Keshet is receiving the prestigious award for his ‘pioneering contribution’ to the understandings of excess and low oxygen on blood vessel growth, which has ‘far-reaching effects on the development of many diseases’

Prof. Eli Keshet
Prof. Eli Keshet

March 12, 2021

Prof. Eli Keshet is to be awarded the Israel Prize in life sciences this year for his contributions to the development of treatments for a wide range of diseases, Education Minister Yoav Gallant announced.

Keshet, a professor of molecular biology at the Hebrew University of Jerusalem’s medical school, was awarded the prestigious prize for his “pioneering contribution” to understanding the mechanism in which conditions of an oxygen shortage prompt the growth of new blood vessels. This process has “far-reaching effects on the development of many diseases such retinal diseases and cancer,” said the prize committee.

The prize jury, headed by biochemist Prof. Yosef Yarden of the Weizmann Institute of Science, said Keshet’s discoveries “led to the recognition that an excess of oxygen given in treating premature babies leads to their becoming blind, and has brought about a change in the treatment of premature babies after their birth.”

Keshet’s research has also led to the identification of the main factor responsible for the promotion of the growth of new blood vessels into cancerous growths, which has “contributed to the development of medications that delay the development of tumors,” said the committee.

Keshet was born in Israel in 1945 and studied biology at the Hebrew University. He did his doctorate between the years 1970 and 1975, and was appointed a professor in 1993.

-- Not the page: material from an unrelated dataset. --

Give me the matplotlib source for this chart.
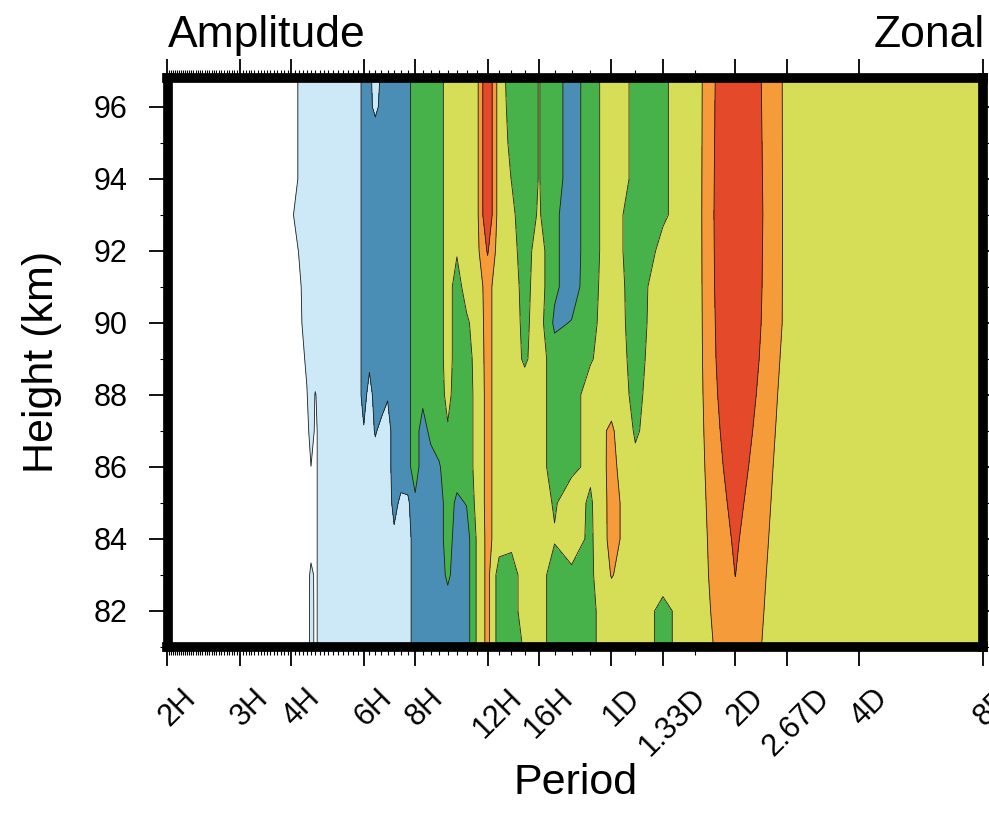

His research into blood vessels began in 1991, and he has published more than 130 papers in journals which have been cited over 33,000 times.

Other awards he has won include the E.M.E.T award in 2006 for his research, the Rothschild Award in 2014, the Teva Founders Award in 2015, and the Benditt Meritorious Award for an American’s life-work in the study of blood vessels diseases, also in 2015.